Dataset rows
.....
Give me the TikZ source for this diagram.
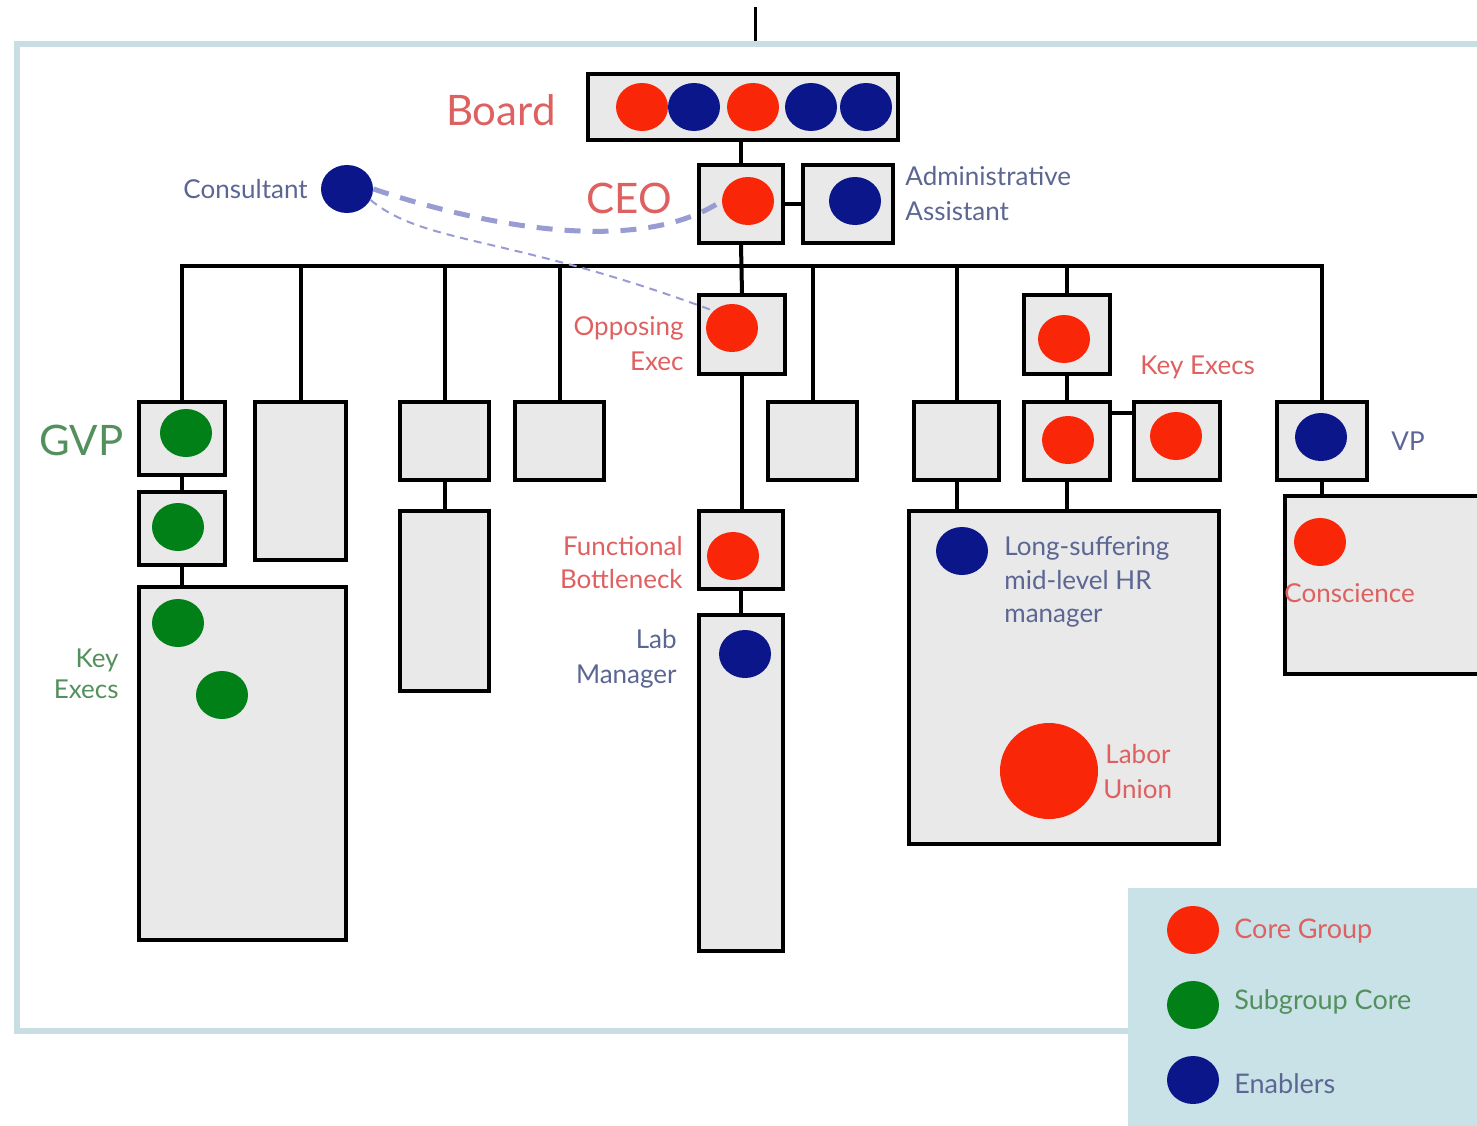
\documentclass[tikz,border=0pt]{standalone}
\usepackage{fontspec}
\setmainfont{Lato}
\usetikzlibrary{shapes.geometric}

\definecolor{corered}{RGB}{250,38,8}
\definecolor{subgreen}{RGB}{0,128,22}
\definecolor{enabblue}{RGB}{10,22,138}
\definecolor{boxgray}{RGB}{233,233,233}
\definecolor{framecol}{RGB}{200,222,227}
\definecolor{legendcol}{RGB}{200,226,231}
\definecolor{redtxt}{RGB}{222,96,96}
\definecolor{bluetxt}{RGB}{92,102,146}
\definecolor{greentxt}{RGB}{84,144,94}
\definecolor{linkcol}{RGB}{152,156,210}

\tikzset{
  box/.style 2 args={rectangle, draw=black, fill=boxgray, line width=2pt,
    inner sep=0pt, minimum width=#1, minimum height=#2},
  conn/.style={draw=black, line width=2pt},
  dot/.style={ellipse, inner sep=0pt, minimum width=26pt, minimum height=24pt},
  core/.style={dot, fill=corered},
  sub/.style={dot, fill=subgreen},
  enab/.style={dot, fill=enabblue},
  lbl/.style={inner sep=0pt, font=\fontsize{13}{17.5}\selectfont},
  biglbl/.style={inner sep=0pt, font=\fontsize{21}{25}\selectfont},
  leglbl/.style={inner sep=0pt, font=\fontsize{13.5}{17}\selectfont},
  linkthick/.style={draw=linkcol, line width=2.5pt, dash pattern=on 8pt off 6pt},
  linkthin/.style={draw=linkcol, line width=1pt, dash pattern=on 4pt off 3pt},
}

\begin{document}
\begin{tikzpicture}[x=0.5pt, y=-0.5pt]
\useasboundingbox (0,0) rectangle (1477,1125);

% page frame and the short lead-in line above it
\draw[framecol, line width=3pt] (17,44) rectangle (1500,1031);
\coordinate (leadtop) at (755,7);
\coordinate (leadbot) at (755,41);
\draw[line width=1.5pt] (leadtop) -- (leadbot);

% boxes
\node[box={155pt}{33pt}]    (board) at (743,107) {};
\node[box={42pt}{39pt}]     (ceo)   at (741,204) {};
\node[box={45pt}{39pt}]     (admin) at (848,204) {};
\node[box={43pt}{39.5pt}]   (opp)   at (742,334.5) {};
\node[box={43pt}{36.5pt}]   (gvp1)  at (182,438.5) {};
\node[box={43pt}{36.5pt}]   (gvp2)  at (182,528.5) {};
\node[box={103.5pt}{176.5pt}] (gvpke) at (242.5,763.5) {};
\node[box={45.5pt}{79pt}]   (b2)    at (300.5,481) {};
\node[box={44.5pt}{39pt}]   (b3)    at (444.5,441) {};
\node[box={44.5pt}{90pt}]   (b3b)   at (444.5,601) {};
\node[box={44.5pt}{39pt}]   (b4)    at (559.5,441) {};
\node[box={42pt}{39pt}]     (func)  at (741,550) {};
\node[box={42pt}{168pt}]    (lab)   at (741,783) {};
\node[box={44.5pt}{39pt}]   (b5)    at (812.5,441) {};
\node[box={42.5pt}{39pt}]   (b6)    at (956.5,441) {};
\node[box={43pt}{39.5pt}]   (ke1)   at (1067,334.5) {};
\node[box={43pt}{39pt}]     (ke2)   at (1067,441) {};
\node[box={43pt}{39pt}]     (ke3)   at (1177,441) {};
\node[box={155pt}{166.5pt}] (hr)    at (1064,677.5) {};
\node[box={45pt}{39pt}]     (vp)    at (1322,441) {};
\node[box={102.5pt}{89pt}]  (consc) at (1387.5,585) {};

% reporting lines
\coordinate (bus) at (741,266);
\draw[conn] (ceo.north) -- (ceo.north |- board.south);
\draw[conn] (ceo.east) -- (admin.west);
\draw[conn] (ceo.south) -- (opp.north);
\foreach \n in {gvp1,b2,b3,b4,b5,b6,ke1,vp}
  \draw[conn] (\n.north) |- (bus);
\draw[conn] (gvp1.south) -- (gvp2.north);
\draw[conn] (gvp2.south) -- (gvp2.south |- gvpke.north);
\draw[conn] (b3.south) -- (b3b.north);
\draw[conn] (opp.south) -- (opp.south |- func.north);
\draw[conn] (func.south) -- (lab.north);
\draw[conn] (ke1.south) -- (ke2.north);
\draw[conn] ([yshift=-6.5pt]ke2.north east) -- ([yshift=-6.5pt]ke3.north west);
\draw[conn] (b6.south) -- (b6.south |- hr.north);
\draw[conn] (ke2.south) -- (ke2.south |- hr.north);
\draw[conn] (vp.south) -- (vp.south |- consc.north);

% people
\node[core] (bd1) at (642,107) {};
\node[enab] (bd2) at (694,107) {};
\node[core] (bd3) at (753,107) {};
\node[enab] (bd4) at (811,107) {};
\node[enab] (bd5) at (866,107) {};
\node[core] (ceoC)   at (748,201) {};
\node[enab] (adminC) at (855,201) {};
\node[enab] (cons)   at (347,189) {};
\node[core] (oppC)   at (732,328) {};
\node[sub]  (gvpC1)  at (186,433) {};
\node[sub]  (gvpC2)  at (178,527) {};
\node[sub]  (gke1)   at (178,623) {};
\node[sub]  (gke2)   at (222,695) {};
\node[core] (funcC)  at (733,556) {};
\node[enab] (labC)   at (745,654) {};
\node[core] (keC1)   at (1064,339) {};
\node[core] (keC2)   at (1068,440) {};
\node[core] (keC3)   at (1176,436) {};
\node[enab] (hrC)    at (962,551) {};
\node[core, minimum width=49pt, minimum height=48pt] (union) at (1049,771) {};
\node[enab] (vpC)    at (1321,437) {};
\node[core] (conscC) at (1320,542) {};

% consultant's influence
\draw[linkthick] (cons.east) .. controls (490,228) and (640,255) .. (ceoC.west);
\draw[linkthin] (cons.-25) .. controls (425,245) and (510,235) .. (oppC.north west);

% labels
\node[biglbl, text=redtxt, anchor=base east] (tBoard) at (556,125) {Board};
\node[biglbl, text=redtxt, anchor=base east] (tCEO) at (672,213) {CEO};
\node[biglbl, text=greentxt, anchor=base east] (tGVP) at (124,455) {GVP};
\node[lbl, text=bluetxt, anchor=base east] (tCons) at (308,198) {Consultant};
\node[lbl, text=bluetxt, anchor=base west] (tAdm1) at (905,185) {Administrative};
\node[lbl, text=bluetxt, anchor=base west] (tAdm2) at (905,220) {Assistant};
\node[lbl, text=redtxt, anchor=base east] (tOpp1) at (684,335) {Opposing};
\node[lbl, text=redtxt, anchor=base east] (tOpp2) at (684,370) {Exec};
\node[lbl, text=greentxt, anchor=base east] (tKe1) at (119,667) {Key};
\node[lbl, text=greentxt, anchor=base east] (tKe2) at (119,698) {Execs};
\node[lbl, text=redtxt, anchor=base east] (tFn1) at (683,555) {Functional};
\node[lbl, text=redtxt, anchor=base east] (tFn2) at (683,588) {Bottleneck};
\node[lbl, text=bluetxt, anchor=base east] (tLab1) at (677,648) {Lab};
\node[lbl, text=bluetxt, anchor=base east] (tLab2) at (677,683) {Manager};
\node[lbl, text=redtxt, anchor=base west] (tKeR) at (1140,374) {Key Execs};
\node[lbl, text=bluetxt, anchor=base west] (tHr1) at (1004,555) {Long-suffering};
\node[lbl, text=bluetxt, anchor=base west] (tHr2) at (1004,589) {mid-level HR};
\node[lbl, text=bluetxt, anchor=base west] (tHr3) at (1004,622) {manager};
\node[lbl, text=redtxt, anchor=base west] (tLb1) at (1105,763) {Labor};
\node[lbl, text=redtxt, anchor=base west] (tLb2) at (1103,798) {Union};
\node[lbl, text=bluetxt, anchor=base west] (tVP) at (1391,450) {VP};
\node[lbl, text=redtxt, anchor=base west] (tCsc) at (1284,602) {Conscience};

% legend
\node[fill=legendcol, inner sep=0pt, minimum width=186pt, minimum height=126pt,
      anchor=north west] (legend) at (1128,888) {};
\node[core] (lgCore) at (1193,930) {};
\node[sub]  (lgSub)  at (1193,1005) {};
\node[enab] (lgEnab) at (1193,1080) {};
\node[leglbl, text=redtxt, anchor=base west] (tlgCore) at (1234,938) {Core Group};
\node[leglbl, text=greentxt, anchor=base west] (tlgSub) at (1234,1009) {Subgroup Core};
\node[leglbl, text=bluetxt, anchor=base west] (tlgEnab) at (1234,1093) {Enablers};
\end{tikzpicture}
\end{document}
.....
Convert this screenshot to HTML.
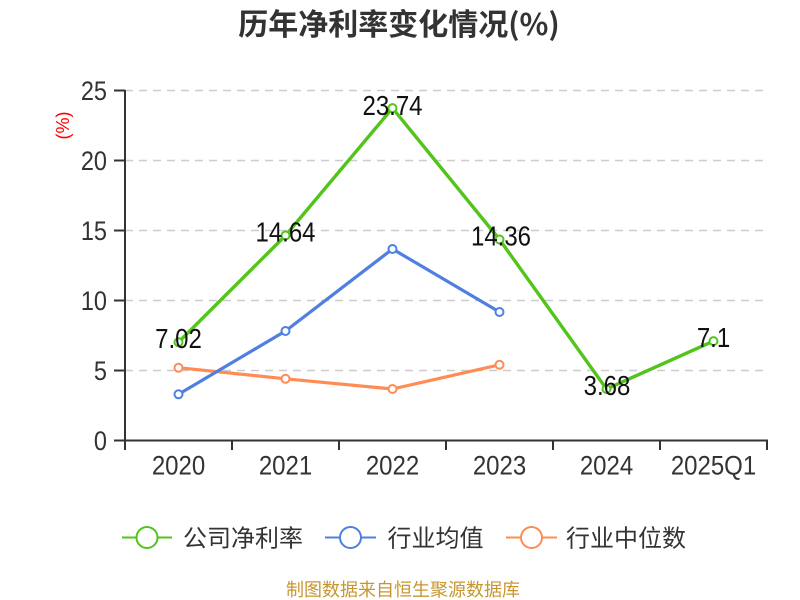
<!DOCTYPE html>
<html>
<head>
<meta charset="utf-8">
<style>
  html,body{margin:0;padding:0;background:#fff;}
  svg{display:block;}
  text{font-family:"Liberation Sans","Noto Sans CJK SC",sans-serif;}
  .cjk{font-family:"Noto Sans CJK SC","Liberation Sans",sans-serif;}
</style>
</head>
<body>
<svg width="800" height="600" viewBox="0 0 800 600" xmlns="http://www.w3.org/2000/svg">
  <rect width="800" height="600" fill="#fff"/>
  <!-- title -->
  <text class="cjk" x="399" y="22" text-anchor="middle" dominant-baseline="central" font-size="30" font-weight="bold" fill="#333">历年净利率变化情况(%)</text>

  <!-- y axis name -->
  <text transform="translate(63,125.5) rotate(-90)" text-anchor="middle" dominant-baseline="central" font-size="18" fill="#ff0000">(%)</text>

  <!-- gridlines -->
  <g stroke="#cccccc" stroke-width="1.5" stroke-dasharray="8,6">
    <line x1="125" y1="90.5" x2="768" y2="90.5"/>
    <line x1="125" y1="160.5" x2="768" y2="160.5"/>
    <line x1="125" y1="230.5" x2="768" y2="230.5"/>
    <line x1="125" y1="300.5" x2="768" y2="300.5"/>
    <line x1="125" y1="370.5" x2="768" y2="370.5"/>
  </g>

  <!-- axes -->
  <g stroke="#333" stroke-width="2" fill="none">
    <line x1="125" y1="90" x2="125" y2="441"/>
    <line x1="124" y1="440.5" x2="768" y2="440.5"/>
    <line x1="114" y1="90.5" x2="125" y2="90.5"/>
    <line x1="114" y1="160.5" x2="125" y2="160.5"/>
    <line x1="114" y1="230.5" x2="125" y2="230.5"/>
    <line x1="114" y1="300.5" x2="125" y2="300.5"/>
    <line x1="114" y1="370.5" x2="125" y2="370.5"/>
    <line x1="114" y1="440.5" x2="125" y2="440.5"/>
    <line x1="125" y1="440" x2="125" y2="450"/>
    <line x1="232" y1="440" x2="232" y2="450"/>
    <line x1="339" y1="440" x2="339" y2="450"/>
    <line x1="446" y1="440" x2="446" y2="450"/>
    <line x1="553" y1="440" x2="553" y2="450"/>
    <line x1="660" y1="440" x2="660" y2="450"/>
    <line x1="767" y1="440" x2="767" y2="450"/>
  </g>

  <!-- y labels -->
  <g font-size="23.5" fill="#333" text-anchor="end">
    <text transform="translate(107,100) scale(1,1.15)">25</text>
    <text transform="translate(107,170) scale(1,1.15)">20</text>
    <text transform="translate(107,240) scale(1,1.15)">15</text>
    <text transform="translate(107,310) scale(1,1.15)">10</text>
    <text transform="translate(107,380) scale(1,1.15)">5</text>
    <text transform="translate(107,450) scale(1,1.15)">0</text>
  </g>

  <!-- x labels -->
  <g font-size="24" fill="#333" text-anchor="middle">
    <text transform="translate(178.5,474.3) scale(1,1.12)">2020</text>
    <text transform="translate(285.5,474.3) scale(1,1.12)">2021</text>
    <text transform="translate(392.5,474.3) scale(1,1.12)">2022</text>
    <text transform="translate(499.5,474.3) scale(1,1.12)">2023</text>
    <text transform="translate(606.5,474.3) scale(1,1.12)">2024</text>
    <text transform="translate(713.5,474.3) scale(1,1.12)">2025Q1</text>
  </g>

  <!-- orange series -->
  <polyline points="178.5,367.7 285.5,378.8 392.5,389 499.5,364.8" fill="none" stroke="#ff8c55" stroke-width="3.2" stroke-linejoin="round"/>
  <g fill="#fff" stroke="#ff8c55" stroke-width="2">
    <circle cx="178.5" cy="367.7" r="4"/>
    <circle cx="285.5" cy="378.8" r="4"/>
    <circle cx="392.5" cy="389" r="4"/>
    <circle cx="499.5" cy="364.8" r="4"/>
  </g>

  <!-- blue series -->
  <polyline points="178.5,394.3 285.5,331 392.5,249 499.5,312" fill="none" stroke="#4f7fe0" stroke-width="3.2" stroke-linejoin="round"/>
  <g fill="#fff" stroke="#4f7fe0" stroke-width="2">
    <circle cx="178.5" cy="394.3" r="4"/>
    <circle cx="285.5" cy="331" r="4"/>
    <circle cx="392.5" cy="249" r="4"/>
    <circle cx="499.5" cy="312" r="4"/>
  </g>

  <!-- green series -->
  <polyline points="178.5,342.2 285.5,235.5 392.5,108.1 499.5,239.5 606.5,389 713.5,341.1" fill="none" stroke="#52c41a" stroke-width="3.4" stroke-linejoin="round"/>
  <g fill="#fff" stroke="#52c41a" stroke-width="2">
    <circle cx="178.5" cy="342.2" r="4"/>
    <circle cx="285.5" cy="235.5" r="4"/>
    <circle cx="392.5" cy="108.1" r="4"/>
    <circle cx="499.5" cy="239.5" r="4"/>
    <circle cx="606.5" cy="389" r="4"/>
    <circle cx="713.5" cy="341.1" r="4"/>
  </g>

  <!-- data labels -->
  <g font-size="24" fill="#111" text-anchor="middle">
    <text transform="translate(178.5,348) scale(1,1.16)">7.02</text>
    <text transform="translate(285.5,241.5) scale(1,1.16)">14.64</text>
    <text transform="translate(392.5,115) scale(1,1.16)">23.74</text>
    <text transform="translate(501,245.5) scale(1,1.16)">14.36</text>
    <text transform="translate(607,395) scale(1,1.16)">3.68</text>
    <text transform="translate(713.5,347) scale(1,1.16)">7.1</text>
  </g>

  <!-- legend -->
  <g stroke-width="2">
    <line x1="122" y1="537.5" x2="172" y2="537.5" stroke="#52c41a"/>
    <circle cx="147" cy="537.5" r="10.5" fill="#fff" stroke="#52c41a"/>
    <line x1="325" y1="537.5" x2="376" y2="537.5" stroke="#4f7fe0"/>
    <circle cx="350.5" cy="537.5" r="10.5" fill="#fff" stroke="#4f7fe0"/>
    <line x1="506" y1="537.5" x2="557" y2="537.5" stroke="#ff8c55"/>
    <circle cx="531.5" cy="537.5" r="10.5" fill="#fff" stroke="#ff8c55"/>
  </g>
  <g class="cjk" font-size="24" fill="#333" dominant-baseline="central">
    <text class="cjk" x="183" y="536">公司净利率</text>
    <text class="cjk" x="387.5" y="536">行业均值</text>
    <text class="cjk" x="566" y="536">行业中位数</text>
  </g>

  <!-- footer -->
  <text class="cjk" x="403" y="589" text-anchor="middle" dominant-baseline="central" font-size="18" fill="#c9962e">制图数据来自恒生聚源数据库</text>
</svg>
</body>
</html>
.....
■ Task instructions: Copy out, exactly, every line from the one that contains "Give me the TikZ source for this diagram." through the one that contains "(leadtop) -- (leadbot);". Pictures stay out of the copy.

■ Answer:
Give me the TikZ source for this diagram.
\documentclass[tikz,border=0pt]{standalone}
\usepackage{fontspec}
\setmainfont{Lato}
\usetikzlibrary{shapes.geometric}

\definecolor{corered}{RGB}{250,38,8}
\definecolor{subgreen}{RGB}{0,128,22}
\definecolor{enabblue}{RGB}{10,22,138}
\definecolor{boxgray}{RGB}{233,233,233}
\definecolor{framecol}{RGB}{200,222,227}
\definecolor{legendcol}{RGB}{200,226,231}
\definecolor{redtxt}{RGB}{222,96,96}
\definecolor{bluetxt}{RGB}{92,102,146}
\definecolor{greentxt}{RGB}{84,144,94}
\definecolor{linkcol}{RGB}{152,156,210}

\tikzset{
  box/.style 2 args={rectangle, draw=black, fill=boxgray, line width=2pt,
    inner sep=0pt, minimum width=#1, minimum height=#2},
  conn/.style={draw=black, line width=2pt},
  dot/.style={ellipse, inner sep=0pt, minimum width=26pt, minimum height=24pt},
  core/.style={dot, fill=corered},
  sub/.style={dot, fill=subgreen},
  enab/.style={dot, fill=enabblue},
  lbl/.style={inner sep=0pt, font=\fontsize{13}{17.5}\selectfont},
  biglbl/.style={inner sep=0pt, font=\fontsize{21}{25}\selectfont},
  leglbl/.style={inner sep=0pt, font=\fontsize{13.5}{17}\selectfont},
  linkthick/.style={draw=linkcol, line width=2.5pt, dash pattern=on 8pt off 6pt},
  linkthin/.style={draw=linkcol, line width=1pt, dash pattern=on 4pt off 3pt},
}

\begin{document}
\begin{tikzpicture}[x=0.5pt, y=-0.5pt]
\useasboundingbox (0,0) rectangle (1477,1125);

% page frame and the short lead-in line above it
\draw[framecol, line width=3pt] (17,44) rectangle (1500,1031);
\coordinate (leadtop) at (755,7);
\coordinate (leadbot) at (755,41);
\draw[line width=1.5pt] (leadtop) -- (leadbot);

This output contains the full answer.